Task instructions =
Exclude the pictures and reproduce the remaining data exactly as written.

+++ Collected material

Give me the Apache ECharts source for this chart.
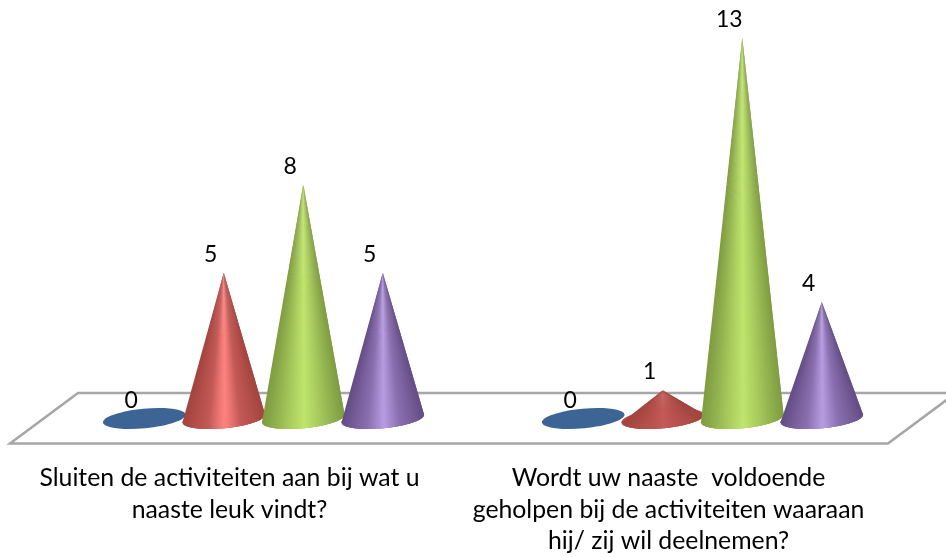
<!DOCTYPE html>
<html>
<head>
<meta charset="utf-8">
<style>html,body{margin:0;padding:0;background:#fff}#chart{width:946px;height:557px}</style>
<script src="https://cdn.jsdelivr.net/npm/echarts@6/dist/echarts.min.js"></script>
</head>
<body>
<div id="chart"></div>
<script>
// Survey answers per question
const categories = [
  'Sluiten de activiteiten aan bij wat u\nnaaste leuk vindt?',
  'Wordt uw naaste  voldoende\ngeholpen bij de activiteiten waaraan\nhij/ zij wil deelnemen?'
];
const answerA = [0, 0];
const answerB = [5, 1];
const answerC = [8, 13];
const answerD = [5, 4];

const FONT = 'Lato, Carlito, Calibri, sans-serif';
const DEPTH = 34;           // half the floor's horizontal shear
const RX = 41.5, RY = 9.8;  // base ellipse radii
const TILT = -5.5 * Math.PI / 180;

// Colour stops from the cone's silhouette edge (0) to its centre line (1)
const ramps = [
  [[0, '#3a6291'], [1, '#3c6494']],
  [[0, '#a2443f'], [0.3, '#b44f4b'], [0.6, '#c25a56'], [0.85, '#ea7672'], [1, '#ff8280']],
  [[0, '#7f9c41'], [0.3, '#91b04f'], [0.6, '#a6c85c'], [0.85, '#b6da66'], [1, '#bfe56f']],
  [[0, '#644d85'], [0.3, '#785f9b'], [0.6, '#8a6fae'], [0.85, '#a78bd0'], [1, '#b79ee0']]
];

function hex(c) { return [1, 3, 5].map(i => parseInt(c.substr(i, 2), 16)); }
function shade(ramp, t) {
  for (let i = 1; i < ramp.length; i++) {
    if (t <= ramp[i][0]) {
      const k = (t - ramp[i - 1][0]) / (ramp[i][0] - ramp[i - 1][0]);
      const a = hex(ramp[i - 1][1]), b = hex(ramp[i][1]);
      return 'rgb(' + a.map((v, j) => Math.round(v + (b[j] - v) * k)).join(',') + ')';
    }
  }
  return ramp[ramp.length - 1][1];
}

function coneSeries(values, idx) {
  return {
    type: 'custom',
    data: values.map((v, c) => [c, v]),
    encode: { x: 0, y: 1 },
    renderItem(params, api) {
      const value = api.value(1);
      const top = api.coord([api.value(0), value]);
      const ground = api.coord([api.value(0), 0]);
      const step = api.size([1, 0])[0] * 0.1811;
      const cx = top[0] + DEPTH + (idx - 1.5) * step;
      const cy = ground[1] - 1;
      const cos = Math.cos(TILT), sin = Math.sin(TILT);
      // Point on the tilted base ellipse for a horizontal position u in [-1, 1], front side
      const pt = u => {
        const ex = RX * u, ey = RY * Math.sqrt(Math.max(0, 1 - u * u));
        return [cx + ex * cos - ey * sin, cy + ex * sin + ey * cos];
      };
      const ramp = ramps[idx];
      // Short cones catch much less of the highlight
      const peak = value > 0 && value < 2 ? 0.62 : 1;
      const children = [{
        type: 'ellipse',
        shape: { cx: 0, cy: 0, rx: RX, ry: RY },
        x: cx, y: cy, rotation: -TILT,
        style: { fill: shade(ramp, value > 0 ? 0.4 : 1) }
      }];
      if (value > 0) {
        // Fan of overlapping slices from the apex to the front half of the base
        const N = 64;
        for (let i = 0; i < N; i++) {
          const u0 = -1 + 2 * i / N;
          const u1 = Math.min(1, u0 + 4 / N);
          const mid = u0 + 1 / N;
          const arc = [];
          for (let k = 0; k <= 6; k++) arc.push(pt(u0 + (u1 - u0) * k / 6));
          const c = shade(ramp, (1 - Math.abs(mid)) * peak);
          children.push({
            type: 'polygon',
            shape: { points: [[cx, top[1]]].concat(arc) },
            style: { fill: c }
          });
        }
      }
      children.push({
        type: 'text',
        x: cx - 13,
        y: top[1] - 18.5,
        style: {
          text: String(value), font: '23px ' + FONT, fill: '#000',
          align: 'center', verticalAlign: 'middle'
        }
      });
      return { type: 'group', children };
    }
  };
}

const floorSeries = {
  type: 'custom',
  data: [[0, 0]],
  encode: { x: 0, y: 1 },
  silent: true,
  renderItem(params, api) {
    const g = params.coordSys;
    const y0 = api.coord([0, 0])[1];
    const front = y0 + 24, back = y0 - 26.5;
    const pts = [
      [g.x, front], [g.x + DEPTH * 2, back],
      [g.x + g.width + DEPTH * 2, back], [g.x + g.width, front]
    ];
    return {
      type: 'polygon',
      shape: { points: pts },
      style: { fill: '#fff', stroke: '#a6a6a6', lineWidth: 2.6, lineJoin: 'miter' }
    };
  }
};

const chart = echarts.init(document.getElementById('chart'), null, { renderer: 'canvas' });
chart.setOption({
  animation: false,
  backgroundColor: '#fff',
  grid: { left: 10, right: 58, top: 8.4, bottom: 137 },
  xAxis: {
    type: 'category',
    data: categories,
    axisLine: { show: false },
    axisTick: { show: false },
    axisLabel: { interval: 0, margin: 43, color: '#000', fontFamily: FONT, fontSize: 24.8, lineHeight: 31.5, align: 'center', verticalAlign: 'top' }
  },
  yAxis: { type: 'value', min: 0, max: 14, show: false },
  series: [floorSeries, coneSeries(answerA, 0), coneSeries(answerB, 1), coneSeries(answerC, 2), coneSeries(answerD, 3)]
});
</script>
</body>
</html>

++++++

Task output =
Give me the Apache ECharts source for this chart.
<!DOCTYPE html>
<html>
<head>
<meta charset="utf-8">
<style>html,body{margin:0;padding:0;background:#fff}#chart{width:946px;height:557px}</style>
<script src="https://cdn.jsdelivr.net/npm/echarts@6/dist/echarts.min.js"></script>
</head>
<body>
<div id="chart"></div>
<script>
// Survey answers per question
const categories = [
  'Sluiten de activiteiten aan bij wat u\nnaaste leuk vindt?',
  'Wordt uw naaste  voldoende\ngeholpen bij de activiteiten waaraan\nhij/ zij wil deelnemen?'
];
const answerA = [0, 0];
const answerB = [5, 1];
const answerC = [8, 13];
const answerD = [5, 4];

const FONT = 'Lato, Carlito, Calibri, sans-serif';
const DEPTH = 34;           // half the floor's horizontal shear
const RX = 41.5, RY = 9.8;  // base ellipse radii
const TILT = -5.5 * Math.PI / 180;

// Colour stops from the cone's silhouette edge (0) to its centre line (1)
const ramps = [
  [[0, '#3a6291'], [1, '#3c6494']],
  [[0, '#a2443f'], [0.3, '#b44f4b'], [0.6, '#c25a56'], [0.85, '#ea7672'], [1, '#ff8280']],
  [[0, '#7f9c41'], [0.3, '#91b04f'], [0.6, '#a6c85c'], [0.85, '#b6da66'], [1, '#bfe56f']],
  [[0, '#644d85'], [0.3, '#785f9b'], [0.6, '#8a6fae'], [0.85, '#a78bd0'], [1, '#b79ee0']]
];

function hex(c) { return [1, 3, 5].map(i => parseInt(c.substr(i, 2), 16)); }
function shade(ramp, t) {
  for (let i = 1; i < ramp.length; i++) {
    if (t <= ramp[i][0]) {
      const k = (t - ramp[i - 1][0]) / (ramp[i][0] - ramp[i - 1][0]);
      const a = hex(ramp[i - 1][1]), b = hex(ramp[i][1]);
      return 'rgb(' + a.map((v, j) => Math.round(v + (b[j] - v) * k)).join(',') + ')';
    }
  }
  return ramp[ramp.length - 1][1];
}

function coneSeries(values, idx) {
  return {
    type: 'custom',
    data: values.map((v, c) => [c, v]),
    encode: { x: 0, y: 1 },
    renderItem(params, api) {
      const value = api.value(1);
      const top = api.coord([api.value(0), value]);
      const ground = api.coord([api.value(0), 0]);
      const step = api.size([1, 0])[0] * 0.1811;
      const cx = top[0] + DEPTH + (idx - 1.5) * step;
      const cy = ground[1] - 1;
      const cos = Math.cos(TILT), sin = Math.sin(TILT);
      // Point on the tilted base ellipse for a horizontal position u in [-1, 1], front side
      const pt = u => {
        const ex = RX * u, ey = RY * Math.sqrt(Math.max(0, 1 - u * u));
        return [cx + ex * cos - ey * sin, cy + ex * sin + ey * cos];
      };
      const ramp = ramps[idx];
      // Short cones catch much less of the highlight
      const peak = value > 0 && value < 2 ? 0.62 : 1;
      const children = [{
        type: 'ellipse',
        shape: { cx: 0, cy: 0, rx: RX, ry: RY },
        x: cx, y: cy, rotation: -TILT,
        style: { fill: shade(ramp, value > 0 ? 0.4 : 1) }
      }];
      if (value > 0) {
        // Fan of overlapping slices from the apex to the front half of the base
        const N = 64;
        for (let i = 0; i < N; i++) {
          const u0 = -1 + 2 * i / N;
          const u1 = Math.min(1, u0 + 4 / N);
          const mid = u0 + 1 / N;
          const arc = [];
          for (let k = 0; k <= 6; k++) arc.push(pt(u0 + (u1 - u0) * k / 6));
          const c = shade(ramp, (1 - Math.abs(mid)) * peak);
          children.push({
            type: 'polygon',
            shape: { points: [[cx, top[1]]].concat(arc) },
            style: { fill: c }
          });
        }
      }
      children.push({
        type: 'text',
        x: cx - 13,
        y: top[1] - 18.5,
        style: {
          text: String(value), font: '23px ' + FONT, fill: '#000',
          align: 'center', verticalAlign: 'middle'
        }
      });
      return { type: 'group', children };
    }
  };
}

const floorSeries = {
  type: 'custom',
  data: [[0, 0]],
  encode: { x: 0, y: 1 },
  silent: true,
  renderItem(params, api) {
    const g = params.coordSys;
    const y0 = api.coord([0, 0])[1];
    const front = y0 + 24, back = y0 - 26.5;
    const pts = [
      [g.x, front], [g.x + DEPTH * 2, back],
      [g.x + g.width + DEPTH * 2, back], [g.x + g.width, front]
    ];
    return {
      type: 'polygon',
      shape: { points: pts },
      style: { fill: '#fff', stroke: '#a6a6a6', lineWidth: 2.6, lineJoin: 'miter' }
    };
  }
};

const chart = echarts.init(document.getElementById('chart'), null, { renderer: 'canvas' });
chart.setOption({
  animation: false,
  backgroundColor: '#fff',
  grid: { left: 10, right: 58, top: 8.4, bottom: 137 },
  xAxis: {
    type: 'category',
    data: categories,
    axisLine: { show: false },
    axisTick: { show: false },
    axisLabel: { interval: 0, margin: 43, color: '#000', fontFamily: FONT, fontSize: 24.8, lineHeight: 31.5, align: 'center', verticalAlign: 'top' }
  },
  yAxis: { type: 'value', min: 0, max: 14, show: false },
  series: [floorSeries, coneSeries(answerA, 0), coneSeries(answerB, 1), coneSeries(answerC, 2), coneSeries(answerD, 3)]
});
</script>
</body>
</html>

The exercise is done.